(What you are asked to do) Find each line with the string "Reproduce" and report it.

(Records to process)

- - -

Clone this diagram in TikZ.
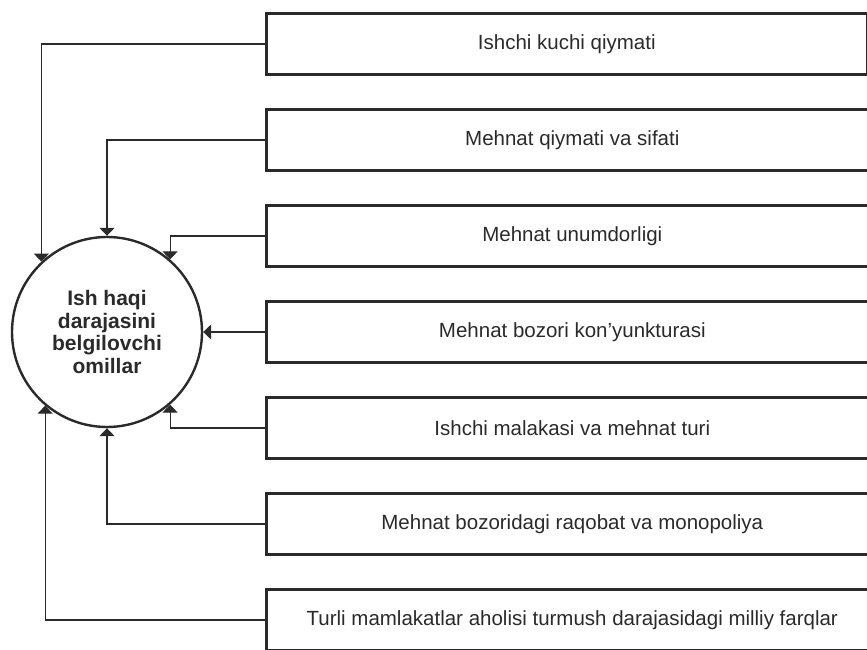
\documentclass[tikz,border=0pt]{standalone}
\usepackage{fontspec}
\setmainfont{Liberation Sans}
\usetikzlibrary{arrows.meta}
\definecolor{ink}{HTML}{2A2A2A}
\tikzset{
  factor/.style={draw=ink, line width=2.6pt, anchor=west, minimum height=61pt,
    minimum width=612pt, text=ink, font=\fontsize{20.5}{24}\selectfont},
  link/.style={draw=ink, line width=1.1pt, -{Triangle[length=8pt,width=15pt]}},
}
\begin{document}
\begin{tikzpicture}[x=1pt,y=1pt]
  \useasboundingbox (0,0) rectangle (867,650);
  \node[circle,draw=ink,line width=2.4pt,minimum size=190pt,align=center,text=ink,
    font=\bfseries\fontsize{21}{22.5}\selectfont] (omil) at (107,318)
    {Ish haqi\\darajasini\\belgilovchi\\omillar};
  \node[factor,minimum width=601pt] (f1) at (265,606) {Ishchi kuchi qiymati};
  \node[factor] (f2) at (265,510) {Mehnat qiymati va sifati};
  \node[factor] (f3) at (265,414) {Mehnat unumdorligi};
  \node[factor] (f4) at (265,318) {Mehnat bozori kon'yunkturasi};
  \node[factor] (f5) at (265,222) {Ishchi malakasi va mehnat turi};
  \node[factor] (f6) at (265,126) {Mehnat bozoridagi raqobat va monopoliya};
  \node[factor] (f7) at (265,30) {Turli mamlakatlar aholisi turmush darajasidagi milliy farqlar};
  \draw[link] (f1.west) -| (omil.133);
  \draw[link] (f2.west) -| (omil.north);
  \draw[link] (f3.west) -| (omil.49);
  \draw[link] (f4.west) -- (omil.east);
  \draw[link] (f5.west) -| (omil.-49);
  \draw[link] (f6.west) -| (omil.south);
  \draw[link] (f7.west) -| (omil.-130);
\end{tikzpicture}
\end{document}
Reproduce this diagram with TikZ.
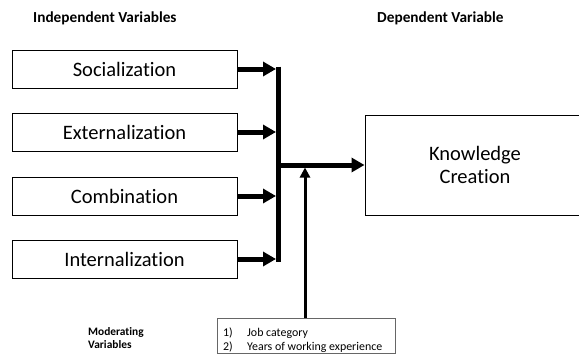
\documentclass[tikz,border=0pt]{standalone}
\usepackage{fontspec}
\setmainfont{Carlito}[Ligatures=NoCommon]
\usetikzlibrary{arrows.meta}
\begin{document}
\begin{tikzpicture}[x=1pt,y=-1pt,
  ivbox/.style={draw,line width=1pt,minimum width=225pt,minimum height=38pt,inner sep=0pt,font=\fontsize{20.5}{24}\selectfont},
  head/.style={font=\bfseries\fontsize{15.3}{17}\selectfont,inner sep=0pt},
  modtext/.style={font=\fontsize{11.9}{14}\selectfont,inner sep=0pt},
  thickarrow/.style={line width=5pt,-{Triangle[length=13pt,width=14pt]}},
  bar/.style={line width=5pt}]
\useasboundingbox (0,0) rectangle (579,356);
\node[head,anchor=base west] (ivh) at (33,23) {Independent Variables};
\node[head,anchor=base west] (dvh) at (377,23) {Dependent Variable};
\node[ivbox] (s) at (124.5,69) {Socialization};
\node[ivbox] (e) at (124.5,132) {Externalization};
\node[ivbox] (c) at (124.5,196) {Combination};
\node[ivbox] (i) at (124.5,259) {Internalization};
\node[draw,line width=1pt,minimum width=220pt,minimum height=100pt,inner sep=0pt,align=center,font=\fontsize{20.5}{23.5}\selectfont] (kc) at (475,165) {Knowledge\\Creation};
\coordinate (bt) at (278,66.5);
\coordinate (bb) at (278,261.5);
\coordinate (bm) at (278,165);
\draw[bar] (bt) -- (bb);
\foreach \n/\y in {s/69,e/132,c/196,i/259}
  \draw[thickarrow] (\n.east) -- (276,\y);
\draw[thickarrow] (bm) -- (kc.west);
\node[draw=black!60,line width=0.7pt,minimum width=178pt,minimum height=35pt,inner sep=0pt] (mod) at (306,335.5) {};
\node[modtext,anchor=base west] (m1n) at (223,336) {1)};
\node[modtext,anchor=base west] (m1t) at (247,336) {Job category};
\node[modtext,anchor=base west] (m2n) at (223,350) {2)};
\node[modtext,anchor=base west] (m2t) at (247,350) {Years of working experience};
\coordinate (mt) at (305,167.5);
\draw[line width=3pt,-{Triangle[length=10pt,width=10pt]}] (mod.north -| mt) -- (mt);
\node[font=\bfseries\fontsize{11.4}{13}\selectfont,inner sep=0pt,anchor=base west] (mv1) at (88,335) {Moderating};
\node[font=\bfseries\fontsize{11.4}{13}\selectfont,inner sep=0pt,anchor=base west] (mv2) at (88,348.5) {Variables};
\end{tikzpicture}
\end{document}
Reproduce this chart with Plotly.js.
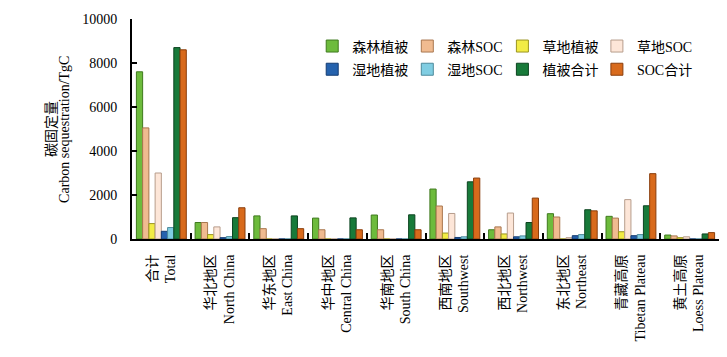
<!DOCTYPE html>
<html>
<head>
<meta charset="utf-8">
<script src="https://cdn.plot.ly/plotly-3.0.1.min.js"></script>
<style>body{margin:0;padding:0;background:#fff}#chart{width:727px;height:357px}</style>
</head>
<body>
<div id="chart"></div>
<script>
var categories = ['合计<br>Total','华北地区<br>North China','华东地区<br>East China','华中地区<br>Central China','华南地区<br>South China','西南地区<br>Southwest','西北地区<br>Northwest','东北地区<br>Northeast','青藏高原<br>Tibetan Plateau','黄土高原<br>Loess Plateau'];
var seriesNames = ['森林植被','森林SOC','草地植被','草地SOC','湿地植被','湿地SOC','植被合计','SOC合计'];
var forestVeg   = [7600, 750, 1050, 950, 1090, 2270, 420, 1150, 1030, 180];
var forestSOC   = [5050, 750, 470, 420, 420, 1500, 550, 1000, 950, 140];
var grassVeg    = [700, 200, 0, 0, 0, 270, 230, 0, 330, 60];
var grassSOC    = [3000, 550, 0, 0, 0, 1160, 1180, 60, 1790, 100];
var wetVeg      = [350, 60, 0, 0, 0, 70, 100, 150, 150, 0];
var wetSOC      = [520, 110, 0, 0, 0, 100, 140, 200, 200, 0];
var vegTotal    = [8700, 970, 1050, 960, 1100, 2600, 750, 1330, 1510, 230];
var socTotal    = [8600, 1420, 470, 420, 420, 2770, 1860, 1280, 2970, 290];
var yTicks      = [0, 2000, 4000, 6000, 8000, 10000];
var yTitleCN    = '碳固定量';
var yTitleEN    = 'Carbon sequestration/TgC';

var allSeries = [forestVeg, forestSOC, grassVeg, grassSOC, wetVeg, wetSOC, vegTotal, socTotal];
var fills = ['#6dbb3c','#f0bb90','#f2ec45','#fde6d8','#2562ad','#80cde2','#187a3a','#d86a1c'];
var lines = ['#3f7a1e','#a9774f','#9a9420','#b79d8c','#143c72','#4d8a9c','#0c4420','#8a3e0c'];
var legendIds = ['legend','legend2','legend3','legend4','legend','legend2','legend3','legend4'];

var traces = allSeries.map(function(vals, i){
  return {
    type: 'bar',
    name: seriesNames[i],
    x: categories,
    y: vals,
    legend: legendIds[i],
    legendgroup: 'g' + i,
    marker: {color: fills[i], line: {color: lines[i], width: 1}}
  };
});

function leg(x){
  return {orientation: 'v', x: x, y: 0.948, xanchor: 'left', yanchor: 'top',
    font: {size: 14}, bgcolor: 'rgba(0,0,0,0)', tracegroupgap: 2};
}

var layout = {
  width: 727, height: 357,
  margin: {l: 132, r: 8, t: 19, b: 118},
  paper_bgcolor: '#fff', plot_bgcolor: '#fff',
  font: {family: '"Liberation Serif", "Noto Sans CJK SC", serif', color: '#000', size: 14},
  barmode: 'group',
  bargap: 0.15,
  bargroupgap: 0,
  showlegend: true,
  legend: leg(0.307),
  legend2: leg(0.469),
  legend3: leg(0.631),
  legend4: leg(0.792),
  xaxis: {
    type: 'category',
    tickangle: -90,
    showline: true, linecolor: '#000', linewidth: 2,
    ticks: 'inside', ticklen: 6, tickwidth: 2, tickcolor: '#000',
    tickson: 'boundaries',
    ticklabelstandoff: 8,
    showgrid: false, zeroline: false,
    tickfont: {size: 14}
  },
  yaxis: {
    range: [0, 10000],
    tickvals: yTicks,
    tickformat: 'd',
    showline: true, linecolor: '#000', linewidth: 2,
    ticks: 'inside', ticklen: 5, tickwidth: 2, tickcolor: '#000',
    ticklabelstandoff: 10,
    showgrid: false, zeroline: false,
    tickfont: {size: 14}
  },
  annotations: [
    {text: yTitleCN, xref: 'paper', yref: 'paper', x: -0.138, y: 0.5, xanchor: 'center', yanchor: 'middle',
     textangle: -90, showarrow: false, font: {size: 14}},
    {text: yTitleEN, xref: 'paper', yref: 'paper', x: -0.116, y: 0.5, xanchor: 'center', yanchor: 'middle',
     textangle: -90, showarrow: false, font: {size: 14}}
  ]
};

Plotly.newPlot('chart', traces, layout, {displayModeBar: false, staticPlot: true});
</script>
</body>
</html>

- - -

(Output)
Reproduce this diagram with TikZ.
Reproduce this chart with Plotly.js.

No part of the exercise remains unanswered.